The answer is yes, and it lies in education, but not in formal education – but an education starting in primary schools shaped heavily by a basic understanding of human rights.  Education in rights – the content, and the why, of human rights. The world’s little human being, must know they too have rights, they must practice those rights, they must be critical in their mental orientation and, above all, humane and kind.  Children, and adults, can learn to uphold the dignity of others; to detect scapegoating; and to analyse the instinct that may lead us to blame others when life feels insecure.  Schools the world over themselves must also practice the very rights they aspire to teach: the environment itself must enable it.

For evil is not the exclusive property of moral monsters – the Hitlers, Pol Pots, Torquemadas and Tamurlanes of our history. The power to choose between good and evil is within reach for all of us, as Origen says.  Moral blankness – an indifference to the fate of others – is a choice. We may understand it, but we must resist it. When people retract into blankness about the fate of others, this may stem from fear. It may be a partial blankness – "our" group is important, "their" group is not fully equal, fully deserving of human rights. The need for the sense of belonging – we matter, but they do not – is a powerful tug. But the path of moral blankness and discrimination leads to hatred, and to the world of war. Unchecked, it threatens us all.

Schools are not the only place of learning; we learn new lessons throughout our lives. But schools can create, and radiate outwards, a culture of respect. Not only in ethics classes, but also throughout the school curriculum. I am increasingly surprised, for example, by the fact that the vast majority of schools across the world focus only on the narrow history and geography of their own countries – ignoring the fact that many students can claim their origins in other cultures. For greater respect, and better knowledge of the world, can we not introduce a curriculum of global history?

Such a subject – which is taught, currently, in a very few schools and universities – can develop a sense of the common patterns that emerge across all frontiers. The interconnections—cultural, economic, ecological and demographic—among world societies. The ways in which peoples have grappled with, and released themselves from, tradition. And the deep history of migration, the sway of peoples that have irrigated every culture. Inevitably, these lessons anchor within us the deep conviction that all human beings are equal. A Jewish family fleeing Nazi persecution; a Tutsi family fleeing the cold glint of the knife in 1994; a woman, man or child fleeing war, persecution or economic despair – all these people are fully deserving of human rights.

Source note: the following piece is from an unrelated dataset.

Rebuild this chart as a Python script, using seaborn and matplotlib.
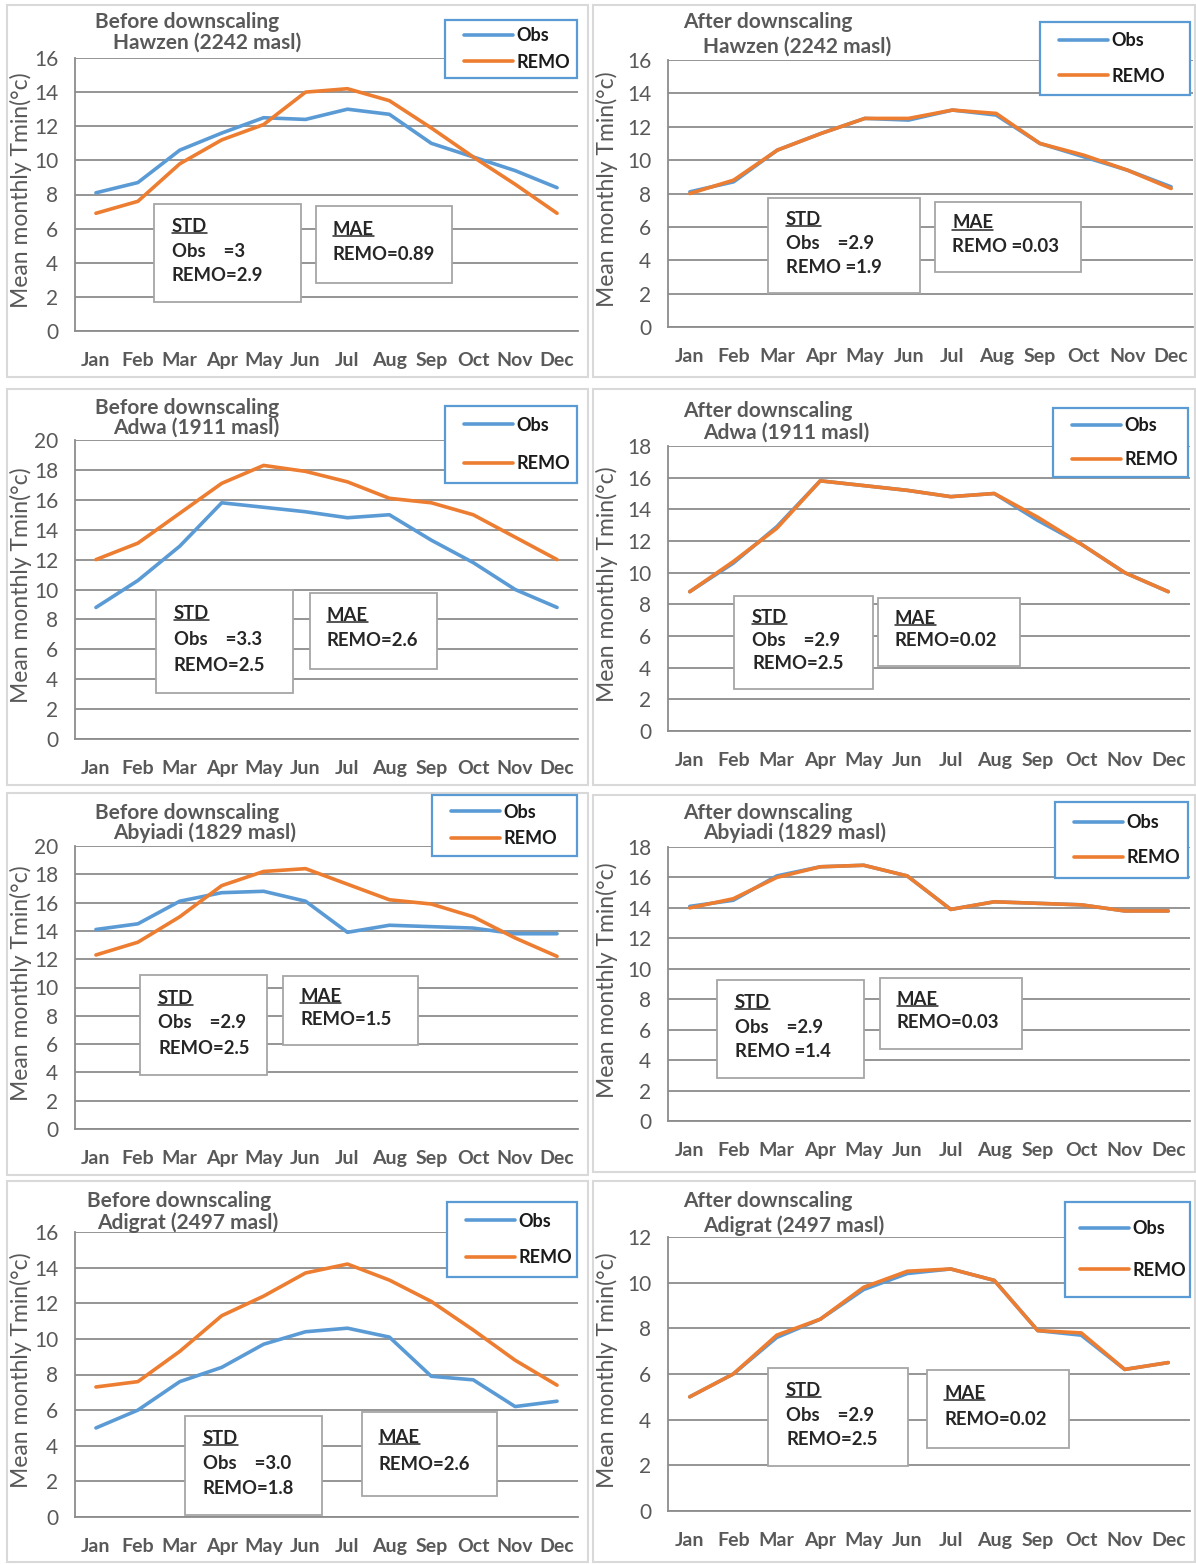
import numpy as np
import pandas as pd
import matplotlib.pyplot as plt
import seaborn as sns
from matplotlib.patches import Rectangle
from matplotlib.lines import Line2D

# Monthly mean Tmin values
months = ['Jan', 'Feb', 'Mar', 'Apr', 'May', 'Jun', 'Jul', 'Aug', 'Sep', 'Oct', 'Nov', 'Dec']

hawzen_obs = [8.1, 8.7, 10.6, 11.6, 12.5, 12.4, 13.0, 12.7, 11.0, 10.2, 9.4, 8.4]
hawzen_remo_before = [6.9, 7.6, 9.8, 11.2, 12.1, 14.0, 14.2, 13.5, 11.9, 10.2, 8.6, 6.9]
hawzen_remo_after = [8.0, 8.8, 10.6, 11.6, 12.5, 12.5, 13.0, 12.8, 11.0, 10.3, 9.4, 8.3]

adwa_obs = [8.8, 10.6, 12.9, 15.8, 15.5, 15.2, 14.8, 15.0, 13.3, 11.8, 10.0, 8.8]
adwa_remo_before = [12.0, 13.1, 15.1, 17.1, 18.3, 17.9, 17.2, 16.1, 15.8, 15.0, 13.5, 12.0]
adwa_remo_after = [8.8, 10.7, 12.8, 15.8, 15.5, 15.2, 14.8, 15.0, 13.5, 11.8, 10.0, 8.8]

abyiadi_obs = [14.1, 14.5, 16.1, 16.7, 16.8, 16.1, 13.9, 14.4, 14.3, 14.2, 13.8, 13.8]
abyiadi_remo_before = [12.3, 13.2, 15.0, 17.2, 18.2, 18.4, 17.3, 16.2, 15.9, 15.0, 13.5, 12.2]
abyiadi_remo_after = [14.0, 14.6, 16.0, 16.7, 16.8, 16.1, 13.9, 14.4, 14.3, 14.2, 13.8, 13.8]

adigrat_obs = [5.0, 6.0, 7.6, 8.4, 9.7, 10.4, 10.6, 10.1, 7.9, 7.7, 6.2, 6.5]
adigrat_remo_before = [7.3, 7.6, 9.3, 11.3, 12.4, 13.7, 14.2, 13.3, 12.1, 10.5, 8.8, 7.4]
adigrat_remo_after = [5.0, 6.0, 7.7, 8.4, 9.8, 10.5, 10.6, 10.1, 7.9, 7.8, 6.2, 6.5]

stations = ['Hawzen (2242 masl)', 'Adwa (1911 masl)', 'Abyiadi (1829 masl)', 'Adigrat (2497 masl)']
# stats per panel, in panel order (before/after for each station)
std_obs_txt = ['Obs    =3', 'Obs    =2.9', 'Obs    =3.3', 'Obs    =2.9',
               'Obs    =2.9', 'Obs    =2.9', 'Obs    =3.0', 'Obs    =2.9']
std_remo_txt = ['REMO=2.9', 'REMO =1.9', 'REMO=2.5', 'REMO=2.5',
                'REMO=2.5', 'REMO =1.4', 'REMO=1.8', 'REMO=2.5']
mae_remo_txt = ['REMO=0.89', 'REMO =0.03', 'REMO=2.6', 'REMO=0.02',
                'REMO=1.5', 'REMO=0.03', 'REMO=2.6', 'REMO=0.02']

W, H = 1196, 1564
blue = '#5B9BD5'
orange = '#ED7D31'
gray = '#595959'
grid_c = '#8c8c8c'
dark = '#262626'

sns.set_theme(style='white')
plt.rcParams['font.family'] = ['Lato', 'DejaVu Sans']

fig = plt.figure(figsize=(W / 100, H / 100), dpi=100)


def fx(x):
    return x / W


def fy(y):
    return 1 - y / H


def box(x0, y0, x1, y1, ec, lw, fill=True, z=3):
    fig.add_artist(Rectangle((fx(x0), fy(y1)), fx(x1 - x0), (y1 - y0) / H, transform=fig.transFigure,
                             facecolor='white' if fill else 'none', fill=fill, edgecolor=ec, lw=lw, zorder=z))


# panel layout in pixels: frame, axes box, title pos, legend box, std box, mae box
panels = [
    dict(obs=hawzen_obs, remo=hawzen_remo_before, st=0, before=True, ymax=16,
         frame=(7, 5, 588, 377), ax=(75, 58, 578, 331), title=(95, 22, 113, 43),
         leg=(445, 20, 577, 78), std=(154, 204, 301, 302), mae=(316, 206, 452, 283), spc=0.5),
    dict(obs=hawzen_obs, remo=hawzen_remo_after, st=0, before=False, ymax=16,
         frame=(593, 5, 1195, 377), ax=(668, 60, 1193, 327), title=(683, 22, 703, 47),
         leg=(1040, 22, 1190, 95), std=(768, 198, 920, 293), mae=(935, 202, 1081, 272), spc=1.0),
    dict(obs=adwa_obs, remo=adwa_remo_before, st=1, before=True, ymax=20,
         frame=(7, 389, 588, 785), ax=(75, 440, 578, 739), title=(95, 408, 113, 428),
         leg=(445, 406, 577, 483), std=(156, 590, 293, 693), mae=(310, 593, 437, 669), spc=1.2),
    dict(obs=adwa_obs, remo=adwa_remo_after, st=1, before=False, ymax=18,
         frame=(593, 389, 1195, 785), ax=(668, 446, 1190, 731), title=(683, 411, 703, 433),
         leg=(1053, 408, 1188, 477), std=(734, 596, 873, 689), mae=(878, 598, 1020, 666), spc=0.95),
    dict(obs=abyiadi_obs, remo=abyiadi_remo_before, st=2, before=True, ymax=20,
         frame=(7, 793, 588, 1175), ax=(75, 846, 578, 1129), title=(95, 813, 113, 833),
         leg=(432, 795, 577, 856), std=(140, 975, 267, 1075), mae=(283, 976, 418, 1045), spc=0.55),
    dict(obs=abyiadi_obs, remo=abyiadi_remo_after, st=2, before=False, ymax=18,
         frame=(593, 795, 1195, 1172), ax=(668, 847, 1190, 1121), title=(683, 813, 703, 833),
         leg=(1055, 802, 1188, 878), std=(717, 980, 864, 1078), mae=(880, 978, 1022, 1049), spc=1.0),
    dict(obs=adigrat_obs, remo=adigrat_remo_before, st=3, before=True, ymax=16,
         frame=(7, 1181, 588, 1562), ax=(75, 1232, 578, 1517), title=(87, 1201, 97, 1223),
         leg=(447, 1202, 577, 1277), std=(185, 1416, 322, 1515), mae=(362, 1412, 497, 1496), spc=1.1),
    dict(obs=adigrat_obs, remo=adigrat_remo_after, st=3, before=False, ymax=12,
         frame=(593, 1181, 1195, 1562), ax=(668, 1237, 1190, 1511), title=(683, 1201, 703, 1226),
         leg=(1065, 1202, 1190, 1297), std=(768, 1368, 908, 1466), mae=(927, 1370, 1069, 1448), spc=1.35,
         lpad=6),
]

underline = []
for i, p in enumerate(panels):
    # outer chart frame
    box(*p['frame'], ec='#d9d9d9', lw=1.5, fill=False, z=0)

    l, t, r, b = p['ax']
    ax = fig.add_axes([fx(l), fy(b), fx(r - l), (b - t) / H])
    df = pd.DataFrame({'Month': months * 2,
                       'Tmin': list(p['obs']) + list(p['remo']),
                       'Series': ['Obs'] * 12 + ['REMO'] * 12})
    sns.lineplot(data=df, x='Month', y='Tmin', hue='Series', palette={'Obs': blue, 'REMO': orange},
                 sort=False, linewidth=2.6, legend=False, ax=ax)
    ax.set_xlim(-0.5, 11.5)
    ax.set_ylim(0, p['ymax'])
    ax.set_yticks(range(0, p['ymax'] + 1, 2))
    ax.set_xlabel('')
    ax.set_ylabel('')
    ax.yaxis.grid(True, color=grid_c, lw=1.3)
    ax.xaxis.grid(False)
    for s in ['top', 'right']:
        ax.spines[s].set_visible(False)
    for s in ['left', 'bottom']:
        ax.spines[s].set_color(grid_c)
        ax.spines[s].set_linewidth(1.3)
    ax.tick_params(axis='y', length=0, pad=12, labelsize=15, labelcolor=gray)
    ax.tick_params(axis='x', length=0, pad=15, labelsize=14, labelcolor=gray)
    for lab in ax.get_xticklabels():
        lab.set_fontweight('bold')

    # y label
    ylx = 21 if l < 300 else 607
    fig.text(fx(ylx), fy((t + b) / 2 - 4), 'Mean monthly Tmin(°c)', rotation=90, ha='center', va='center',
             fontsize=16.5, color=gray)

    # title
    tx0, ty0, tx1, ty1 = p['title']
    fig.text(fx(tx0), fy(ty0), 'Before downscaling' if p['before'] else 'After downscaling',
             ha='left', va='center', fontsize=15, color=gray, fontweight='bold')
    fig.text(fx(tx1), fy(ty1), stations[p['st']], ha='left', va='center', fontsize=15,
             color=gray, fontweight='bold')

    # legend
    lx0, ly0, lx1, ly1 = p['leg']
    box(lx0, ly0, lx1, ly1, ec=blue, lw=1.6, z=3)
    handles = ax.get_lines()[:2]
    leg = fig.legend(handles, ['Obs', 'REMO'], loc='center left',
                     bbox_to_anchor=(fx(lx0 + p.get('lpad', 10)), fy((ly0 + ly1) / 2)),
                     bbox_transform=fig.transFigure,
                     frameon=False, handlelength=2.7, handletextpad=0.2, borderpad=0,
                     labelspacing=p['spc'], prop={'weight': 'bold', 'size': 13})
    leg.set_zorder(5)
    for txt in leg.get_texts():
        txt.set_color('#1a1a1a')

    # STD box
    sx0, sy0, sx1, sy1 = p['std']
    box(sx0, sy0, sx1, sy1, ec='#a6a6a6', lw=1.3)
    hgt = sy1 - sy0
    tx = sx0 + 18
    t1 = fig.text(fx(tx), fy(sy0 + 0.23 * hgt), 'STD', ha='left', va='center', fontsize=13.3,
                  fontweight='bold', color=dark, zorder=4)
    underline.append(t1)
    fig.text(fx(tx), fy(sy0 + 0.48 * hgt), std_obs_txt[i], ha='left', va='center', fontsize=13.3,
             fontweight='bold', color=dark, zorder=4)
    fig.text(fx(tx), fy(sy0 + 0.73 * hgt), std_remo_txt[i], ha='left', va='center', fontsize=13.3,
             fontweight='bold', color=dark, zorder=4)

    # MAE box
    mx0, my0, mx1, my1 = p['mae']
    box(mx0, my0, mx1, my1, ec='#a6a6a6', lw=1.3)
    mh = my1 - my0
    t2 = fig.text(fx(mx0 + 17), fy(my0 + 0.3 * mh), 'MAE', ha='left', va='center', fontsize=13.3,
                  fontweight='bold', color=dark, zorder=4)
    underline.append(t2)
    fig.text(fx(mx0 + 17), fy(my0 + 0.63 * mh), mae_remo_txt[i], ha='left', va='center',
             fontsize=13.3, fontweight='bold', color=dark, zorder=4)

# underline STD / MAE headers
fig.canvas.draw()
rend = fig.canvas.get_renderer()
for t in underline:
    bb = t.get_window_extent(rend)
    fig.add_artist(Line2D([bb.x0 / W, bb.x1 / W], [(bb.y0 + 2) / H] * 2, transform=fig.transFigure,
                          color=dark, lw=1.1, zorder=5))

fig.savefig('out.png', dpi=100, facecolor='white')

Our planet is indivisible. There is no longer such a thing as a small, faraway country. No such thing as an acceptable level of discrimination, against any group. But as the years take us further away from the memory of the terrible wars of the past century, their lessons may seem less urgent; our alertness fades; and we forget that intolerance, though it begins as a murmur, will arc into a movement that will blight human lives and obliterate peace.

We must build respect, and acceptance, and not just tolerance into our societies – tirelessly, beginning again and again, repairing constantly the rule of law and the bonds of empathy. Only in this way can every government, every society, and all of us, truly, and in very practical terms, embody the principles of our equal and universal human rights, and divert us from becoming a nasty little hut of suffering and keep us peaceful, keep us humane, on this little blue pearl we call earth, the home of all us humans.